My biggest hold up is that I would like to find one slightly smaller. Model 40 or Rockwell 21-100.


----------



## ezduzit (Mar 21, 2019)

Ripdog38 said:


> My biggest hold up is that I would like to find one slightly smaller...



Seems a mistake.


----------



## Ripdog38 (Mar 21, 2019)

ezduzit said:


> Seems a mistake.



I know. I’m sure if I had a smaller mill that eventually I would want one bigger. And at the price of the smaller mills, this would be the best deal. I may grab it.


----------



## ezduzit (Mar 21, 2019)

To do precision work, not necessarily large work, you want a heavy machine. You are proposing to pass up a good deal on a great machine so you can wait to possibly find an inferior one. A mistake.


----------



## richl (Mar 22, 2019)

Variable speed, nice size table, very stout, 1hp... the footprint of this machine over the Rockwell is similiar. Wish it were near me, it would already be in my shop making chips


----------



## Ripdog38 (Mar 25, 2019)

Well it is on the trailer heading home. Stopped for dinner due to the 2.5hr drive each way. Broke a strap which I found when we stopped but it still did not move as the other straps were holding strong. 1.5hrs left till home. Got 14 R8 collets for another $200 and grabbed a new Mituoyo digital caliper for $100. $2100 into it and I’ll post a thread once daylight.


----------



## ezduzit (Mar 25, 2019)

Sounds like a fair price. Congratulations.


----------



## richl (Mar 25, 2019)

Sounds like you made a great choice.
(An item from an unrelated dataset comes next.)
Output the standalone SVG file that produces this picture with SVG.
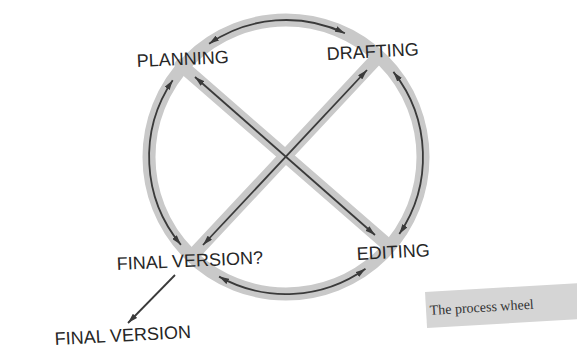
<svg xmlns="http://www.w3.org/2000/svg" width="577" height="351" viewBox="0 0 577 351">
  <style>
    .band { fill: none; stroke: #c9c9c9; stroke-width: 13; stroke-linecap: round; }
    .arr { fill: none; stroke: #3a3a3a; stroke-width: 1.8; marker-start: url(#ah); marker-end: url(#ah); }
    .one { fill: none; stroke: #3a3a3a; stroke-width: 1.8; marker-end: url(#ah); }
    .lbl { font-family: "Liberation Sans", Arial, sans-serif; font-size: 18px; fill: #262626; }
    .cap { font-family: "Liberation Serif", "Times New Roman", serif; font-size: 14px; fill: #333333; }
  </style>
  <defs>
    <marker id="ah" viewBox="0 0 10 6" refX="10" refY="3" markerWidth="10" markerHeight="6" markerUnits="userSpaceOnUse" orient="auto-start-reverse">
      <path d="M0,0 L10,3 L0,6 z" fill="#3a3a3a"/>
    </marker>
  </defs>
  <rect x="0" y="0" width="577" height="351" fill="#ffffff"/>

  <g id="wheel">
    <circle class="band" cx="286" cy="157" r="137"/>
    <line class="band" x1="181" y1="65" x2="389" y2="246"/>
    <line class="band" x1="378" y1="57" x2="192" y2="256"/>
  </g>

  <g id="connectors">
    <path class="arr" d="M209.1,43.7 A137,137 0 0 1 344.9,33.3"/>
    <path class="arr" d="M172.7,80.2 A137,137 0 0 0 180.9,244.8"/>
    <path class="arr" d="M393.4,71.9 A137,137 0 0 1 399.3,233.9"/>
    <path class="arr" d="M219.1,276.6 A137,137 0 0 0 365.5,268.7"/>
    <line class="arr" x1="195" y1="77" x2="375" y2="235"/>
    <line class="arr" x1="367" y1="70" x2="203" y2="245"/>
    <line class="one" x1="175" y1="275" x2="128" y2="323"/>
  </g>

  <g id="planning"><text class="lbl" x="137" y="67" transform="rotate(-2.5 137 67)">PLANNING</text></g>
  <g id="drafting"><text class="lbl" x="327" y="60" transform="rotate(-3 327 60)">DRAFTING</text></g>
  <g id="editing"><text class="lbl" x="357" y="260" transform="rotate(-3 357 260)">EDITING</text></g>
  <g id="final-version-q"><text class="lbl" x="117" y="270" transform="rotate(-2.5 117 270)">FINAL VERSION?</text></g>
  <g id="final-version"><text class="lbl" x="55" y="345" transform="rotate(-3 55 345)">FINAL VERSION</text></g>

  <g id="caption">
    <rect x="425" y="292" width="160" height="36" fill="#d5d5d5" transform="rotate(-3.3 425 292)"/>
    <text class="cap" x="430" y="315" transform="rotate(-3.5 430 315)">The process wheel</text>
  </g>
</svg>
My south bend mill is in the same weight range and power rating, I love mine.  Yours looks to be in much better condition.

Good luck to you.


----------



## Norseman C.B. (Mar 25, 2019)

No pics ! are you fibbin  ??...................


----------



## Ripdog38 (Mar 25, 2019)

Got lucky and the construction crew across the street took $40 and used their forklift to take it out of the trailer and put in the garage.


----------



## Ripdog38 (Mar 25, 2019)

I’ll start a thread in the MFGR forum.


----------



## Norseman C.B. (Mar 25, 2019)

Nice  !!!..........................


----------



## yarrrrr (Mar 26, 2019)

What a beaut! Wells index finally posted all manuals on the site https://www.wells-index.com/manuals.


----------